Stated problem:
Omit the images, then output each of the records below exactly.

[Figure scripts]
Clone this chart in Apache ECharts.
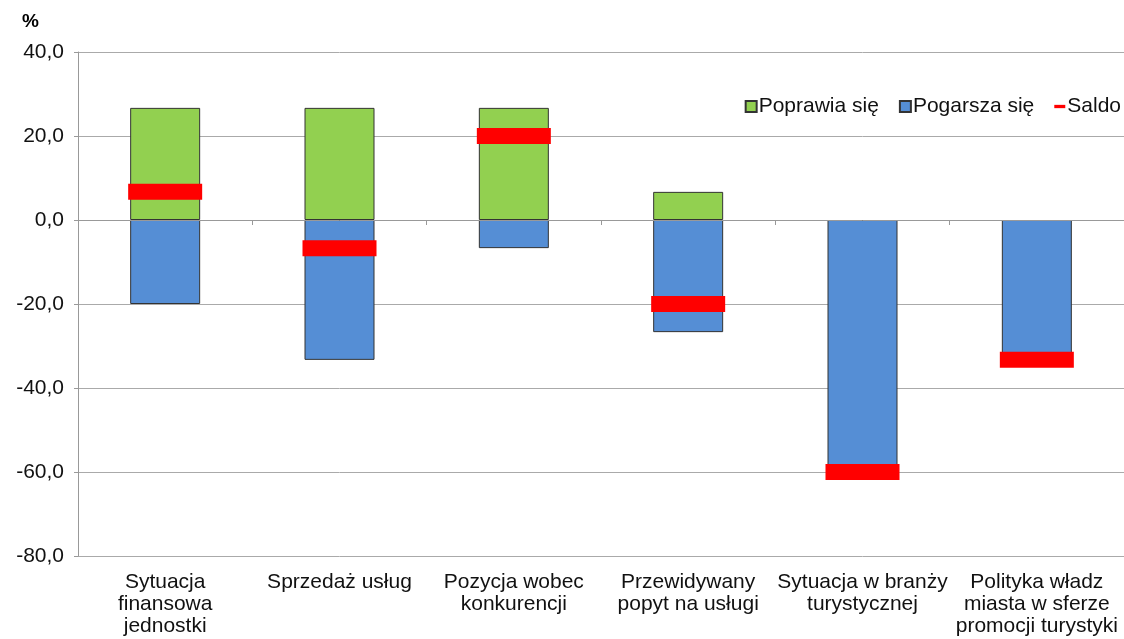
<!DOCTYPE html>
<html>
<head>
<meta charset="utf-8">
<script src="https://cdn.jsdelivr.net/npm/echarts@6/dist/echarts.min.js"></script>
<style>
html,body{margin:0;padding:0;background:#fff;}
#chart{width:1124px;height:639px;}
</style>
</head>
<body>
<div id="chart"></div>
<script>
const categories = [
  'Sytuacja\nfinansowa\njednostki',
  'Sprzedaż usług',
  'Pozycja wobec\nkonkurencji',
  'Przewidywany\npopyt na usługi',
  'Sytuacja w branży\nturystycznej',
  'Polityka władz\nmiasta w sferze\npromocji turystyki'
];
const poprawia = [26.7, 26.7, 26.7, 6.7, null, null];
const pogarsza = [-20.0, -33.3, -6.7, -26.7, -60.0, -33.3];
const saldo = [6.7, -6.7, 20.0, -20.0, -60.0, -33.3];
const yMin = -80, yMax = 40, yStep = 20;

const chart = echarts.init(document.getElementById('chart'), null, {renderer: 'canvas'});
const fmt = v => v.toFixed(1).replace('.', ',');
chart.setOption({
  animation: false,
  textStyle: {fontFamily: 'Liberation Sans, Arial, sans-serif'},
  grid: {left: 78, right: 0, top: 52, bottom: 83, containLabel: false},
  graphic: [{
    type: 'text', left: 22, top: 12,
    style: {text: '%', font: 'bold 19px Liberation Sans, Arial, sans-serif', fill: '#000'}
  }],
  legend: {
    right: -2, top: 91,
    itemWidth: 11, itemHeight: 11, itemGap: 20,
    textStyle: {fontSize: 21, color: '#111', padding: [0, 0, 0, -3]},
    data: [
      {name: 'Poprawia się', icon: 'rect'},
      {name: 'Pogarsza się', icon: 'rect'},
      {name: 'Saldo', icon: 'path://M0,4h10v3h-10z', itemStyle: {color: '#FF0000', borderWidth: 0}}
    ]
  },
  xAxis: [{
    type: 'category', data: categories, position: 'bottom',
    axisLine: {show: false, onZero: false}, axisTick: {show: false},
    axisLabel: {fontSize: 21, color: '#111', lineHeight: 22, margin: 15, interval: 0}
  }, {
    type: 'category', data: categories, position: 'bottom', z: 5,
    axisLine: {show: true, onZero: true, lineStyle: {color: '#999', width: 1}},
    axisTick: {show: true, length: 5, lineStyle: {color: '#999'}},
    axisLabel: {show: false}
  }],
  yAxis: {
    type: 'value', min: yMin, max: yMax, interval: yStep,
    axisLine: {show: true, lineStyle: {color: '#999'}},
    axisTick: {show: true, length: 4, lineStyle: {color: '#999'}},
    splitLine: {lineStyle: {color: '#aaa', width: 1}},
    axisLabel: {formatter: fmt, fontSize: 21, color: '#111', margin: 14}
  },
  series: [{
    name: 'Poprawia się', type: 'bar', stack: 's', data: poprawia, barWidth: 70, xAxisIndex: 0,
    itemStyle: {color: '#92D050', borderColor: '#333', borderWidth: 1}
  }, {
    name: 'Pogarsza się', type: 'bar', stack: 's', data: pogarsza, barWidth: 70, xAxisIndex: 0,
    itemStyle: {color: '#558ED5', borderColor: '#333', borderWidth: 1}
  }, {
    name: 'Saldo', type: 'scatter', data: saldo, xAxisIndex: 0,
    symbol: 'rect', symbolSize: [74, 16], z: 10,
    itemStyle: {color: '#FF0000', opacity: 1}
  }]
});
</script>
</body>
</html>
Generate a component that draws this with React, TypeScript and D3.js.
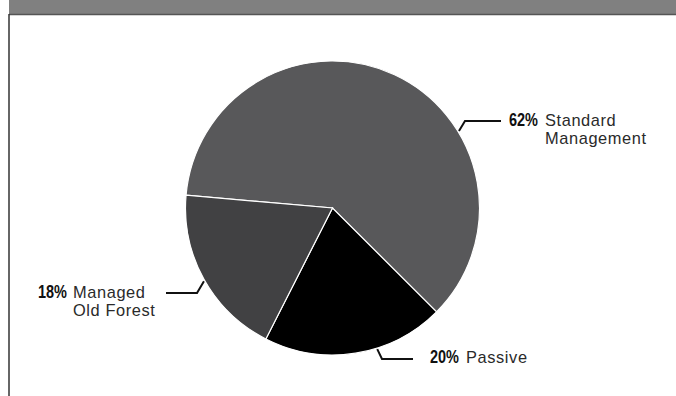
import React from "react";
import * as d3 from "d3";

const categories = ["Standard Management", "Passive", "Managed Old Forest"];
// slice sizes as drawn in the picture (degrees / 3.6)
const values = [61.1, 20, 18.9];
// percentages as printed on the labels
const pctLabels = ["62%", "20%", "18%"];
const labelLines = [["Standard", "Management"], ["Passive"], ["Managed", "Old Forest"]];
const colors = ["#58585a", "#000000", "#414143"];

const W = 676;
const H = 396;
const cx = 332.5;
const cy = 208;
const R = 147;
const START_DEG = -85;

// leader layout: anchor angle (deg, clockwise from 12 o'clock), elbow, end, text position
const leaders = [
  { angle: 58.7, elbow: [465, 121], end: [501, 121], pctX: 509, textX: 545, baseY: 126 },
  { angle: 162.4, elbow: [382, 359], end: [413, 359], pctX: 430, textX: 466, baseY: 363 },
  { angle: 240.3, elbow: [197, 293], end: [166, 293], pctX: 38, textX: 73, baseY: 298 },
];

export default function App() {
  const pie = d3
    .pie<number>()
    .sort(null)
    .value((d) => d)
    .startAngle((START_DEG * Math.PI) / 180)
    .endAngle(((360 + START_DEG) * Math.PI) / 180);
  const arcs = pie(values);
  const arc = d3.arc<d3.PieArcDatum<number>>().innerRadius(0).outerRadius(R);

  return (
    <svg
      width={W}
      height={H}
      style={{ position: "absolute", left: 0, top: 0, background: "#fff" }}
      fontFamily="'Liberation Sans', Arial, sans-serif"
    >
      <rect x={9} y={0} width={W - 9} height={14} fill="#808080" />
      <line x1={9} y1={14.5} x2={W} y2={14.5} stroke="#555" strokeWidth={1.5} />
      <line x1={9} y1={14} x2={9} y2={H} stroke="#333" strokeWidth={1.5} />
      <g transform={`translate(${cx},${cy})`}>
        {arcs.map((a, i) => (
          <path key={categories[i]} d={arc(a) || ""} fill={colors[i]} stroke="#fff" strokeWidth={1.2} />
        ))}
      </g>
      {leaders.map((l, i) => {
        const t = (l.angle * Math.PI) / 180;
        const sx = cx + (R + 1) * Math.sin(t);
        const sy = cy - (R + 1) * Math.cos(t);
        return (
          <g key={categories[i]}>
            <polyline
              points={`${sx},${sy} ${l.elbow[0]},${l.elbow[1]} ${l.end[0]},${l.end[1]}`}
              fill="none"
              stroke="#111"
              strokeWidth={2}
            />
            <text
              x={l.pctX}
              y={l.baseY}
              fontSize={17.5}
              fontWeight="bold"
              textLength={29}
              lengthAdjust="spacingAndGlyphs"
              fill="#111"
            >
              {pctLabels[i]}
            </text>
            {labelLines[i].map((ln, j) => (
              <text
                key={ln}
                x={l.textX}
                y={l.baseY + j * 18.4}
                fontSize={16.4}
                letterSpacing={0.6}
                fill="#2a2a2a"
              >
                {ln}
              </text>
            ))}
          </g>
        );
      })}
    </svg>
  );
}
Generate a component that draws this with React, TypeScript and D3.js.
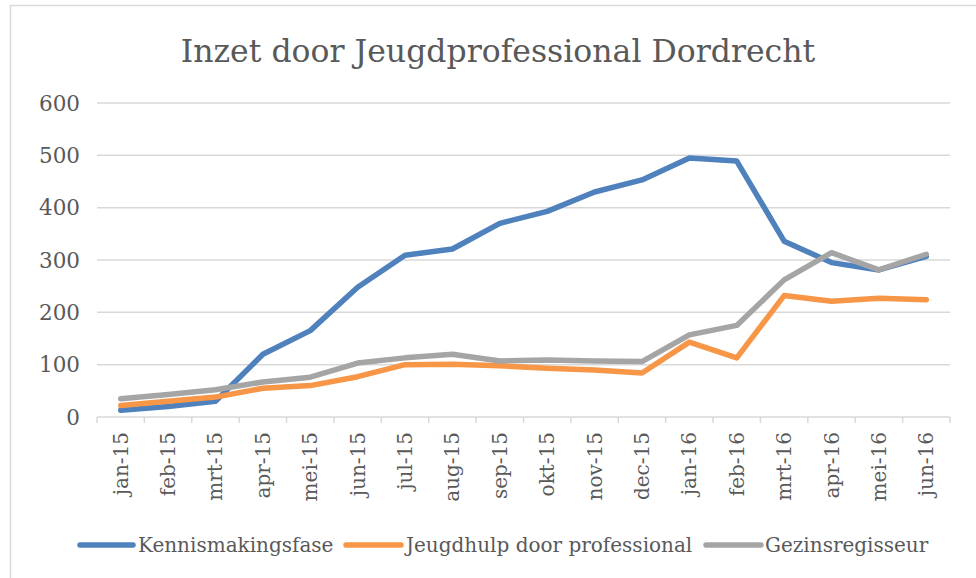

Solved problem:
Clone this chart in Apache ECharts.
<!DOCTYPE html>
<html>
<head>
<meta charset="utf-8">
<script src="https://cdn.jsdelivr.net/npm/echarts@6/dist/echarts.min.js"></script>
<style>
html,body{margin:0;padding:0;background:#fff;}
#chart{width:1124px;height:639px;}
</style>
</head>
<body>
<div id="chart"></div>
<script>
const categories = [
  'Sytuacja\nfinansowa\njednostki',
  'Sprzedaż usług',
  'Pozycja wobec\nkonkurencji',
  'Przewidywany\npopyt na usługi',
  'Sytuacja w branży\nturystycznej',
  'Polityka władz\nmiasta w sferze\npromocji turystyki'
];
const poprawia = [26.7, 26.7, 26.7, 6.7, null, null];
const pogarsza = [-20.0, -33.3, -6.7, -26.7, -60.0, -33.3];
const saldo = [6.7, -6.7, 20.0, -20.0, -60.0, -33.3];
const yMin = -80, yMax = 40, yStep = 20;

const chart = echarts.init(document.getElementById('chart'), null, {renderer: 'canvas'});
const fmt = v => v.toFixed(1).replace('.', ',');
chart.setOption({
  animation: false,
  textStyle: {fontFamily: 'Liberation Sans, Arial, sans-serif'},
  grid: {left: 78, right: 0, top: 52, bottom: 83, containLabel: false},
  graphic: [{
    type: 'text', left: 22, top: 12,
    style: {text: '%', font: 'bold 19px Liberation Sans, Arial, sans-serif', fill: '#000'}
  }],
  legend: {
    right: -2, top: 91,
    itemWidth: 11, itemHeight: 11, itemGap: 20,
    textStyle: {fontSize: 21, color: '#111', padding: [0, 0, 0, -3]},
    data: [
      {name: 'Poprawia się', icon: 'rect'},
      {name: 'Pogarsza się', icon: 'rect'},
      {name: 'Saldo', icon: 'path://M0,4h10v3h-10z', itemStyle: {color: '#FF0000', borderWidth: 0}}
    ]
  },
  xAxis: [{
    type: 'category', data: categories, position: 'bottom',
    axisLine: {show: false, onZero: false}, axisTick: {show: false},
    axisLabel: {fontSize: 21, color: '#111', lineHeight: 22, margin: 15, interval: 0}
  }, {
    type: 'category', data: categories, position: 'bottom', z: 5,
    axisLine: {show: true, onZero: true, lineStyle: {color: '#999', width: 1}},
    axisTick: {show: true, length: 5, lineStyle: {color: '#999'}},
    axisLabel: {show: false}
  }],
  yAxis: {
    type: 'value', min: yMin, max: yMax, interval: yStep,
    axisLine: {show: true, lineStyle: {color: '#999'}},
    axisTick: {show: true, length: 4, lineStyle: {color: '#999'}},
    splitLine: {lineStyle: {color: '#aaa', width: 1}},
    axisLabel: {formatter: fmt, fontSize: 21, color: '#111', margin: 14}
  },
  series: [{
    name: 'Poprawia się', type: 'bar', stack: 's', data: poprawia, barWidth: 70, xAxisIndex: 0,
    itemStyle: {color: '#92D050', borderColor: '#333', borderWidth: 1}
  }, {
    name: 'Pogarsza się', type: 'bar', stack: 's', data: pogarsza, barWidth: 70, xAxisIndex: 0,
    itemStyle: {color: '#558ED5', borderColor: '#333', borderWidth: 1}
  }, {
    name: 'Saldo', type: 'scatter', data: saldo, xAxisIndex: 0,
    symbol: 'rect', symbolSize: [74, 16], z: 10,
    itemStyle: {color: '#FF0000', opacity: 1}
  }]
});
</script>
</body>
</html>
Generate a component that draws this with React, TypeScript and D3.js.
import React from "react";
import * as d3 from "d3";

const categories = ["Standard Management", "Passive", "Managed Old Forest"];
// slice sizes as drawn in the picture (degrees / 3.6)
const values = [61.1, 20, 18.9];
// percentages as printed on the labels
const pctLabels = ["62%", "20%", "18%"];
const labelLines = [["Standard", "Management"], ["Passive"], ["Managed", "Old Forest"]];
const colors = ["#58585a", "#000000", "#414143"];

const W = 676;
const H = 396;
const cx = 332.5;
const cy = 208;
const R = 147;
const START_DEG = -85;

// leader layout: anchor angle (deg, clockwise from 12 o'clock), elbow, end, text position
const leaders = [
  { angle: 58.7, elbow: [465, 121], end: [501, 121], pctX: 509, textX: 545, baseY: 126 },
  { angle: 162.4, elbow: [382, 359], end: [413, 359], pctX: 430, textX: 466, baseY: 363 },
  { angle: 240.3, elbow: [197, 293], end: [166, 293], pctX: 38, textX: 73, baseY: 298 },
];

export default function App() {
  const pie = d3
    .pie<number>()
    .sort(null)
    .value((d) => d)
    .startAngle((START_DEG * Math.PI) / 180)
    .endAngle(((360 + START_DEG) * Math.PI) / 180);
  const arcs = pie(values);
  const arc = d3.arc<d3.PieArcDatum<number>>().innerRadius(0).outerRadius(R);

  return (
    <svg
      width={W}
      height={H}
      style={{ position: "absolute", left: 0, top: 0, background: "#fff" }}
      fontFamily="'Liberation Sans', Arial, sans-serif"
    >
      <rect x={9} y={0} width={W - 9} height={14} fill="#808080" />
      <line x1={9} y1={14.5} x2={W} y2={14.5} stroke="#555" strokeWidth={1.5} />
      <line x1={9} y1={14} x2={9} y2={H} stroke="#333" strokeWidth={1.5} />
      <g transform={`translate(${cx},${cy})`}>
        {arcs.map((a, i) => (
          <path key={categories[i]} d={arc(a) || ""} fill={colors[i]} stroke="#fff" strokeWidth={1.2} />
        ))}
      </g>
      {leaders.map((l, i) => {
        const t = (l.angle * Math.PI) / 180;
        const sx = cx + (R + 1) * Math.sin(t);
        const sy = cy - (R + 1) * Math.cos(t);
        return (
          <g key={categories[i]}>
            <polyline
              points={`${sx},${sy} ${l.elbow[0]},${l.elbow[1]} ${l.end[0]},${l.end[1]}`}
              fill="none"
              stroke="#111"
              strokeWidth={2}
            />
            <text
              x={l.pctX}
              y={l.baseY}
              fontSize={17.5}
              fontWeight="bold"
              textLength={29}
              lengthAdjust="spacingAndGlyphs"
              fill="#111"
            >
              {pctLabels[i]}
            </text>
            {labelLines[i].map((ln, j) => (
              <text
                key={ln}
                x={l.textX}
                y={l.baseY + j * 18.4}
                fontSize={16.4}
                letterSpacing={0.6}
                fill="#2a2a2a"
              >
                {ln}
              </text>
            ))}
          </g>
        );
      })}
    </svg>
  );
}
Generate a component that draws this with React, TypeScript and D3.js.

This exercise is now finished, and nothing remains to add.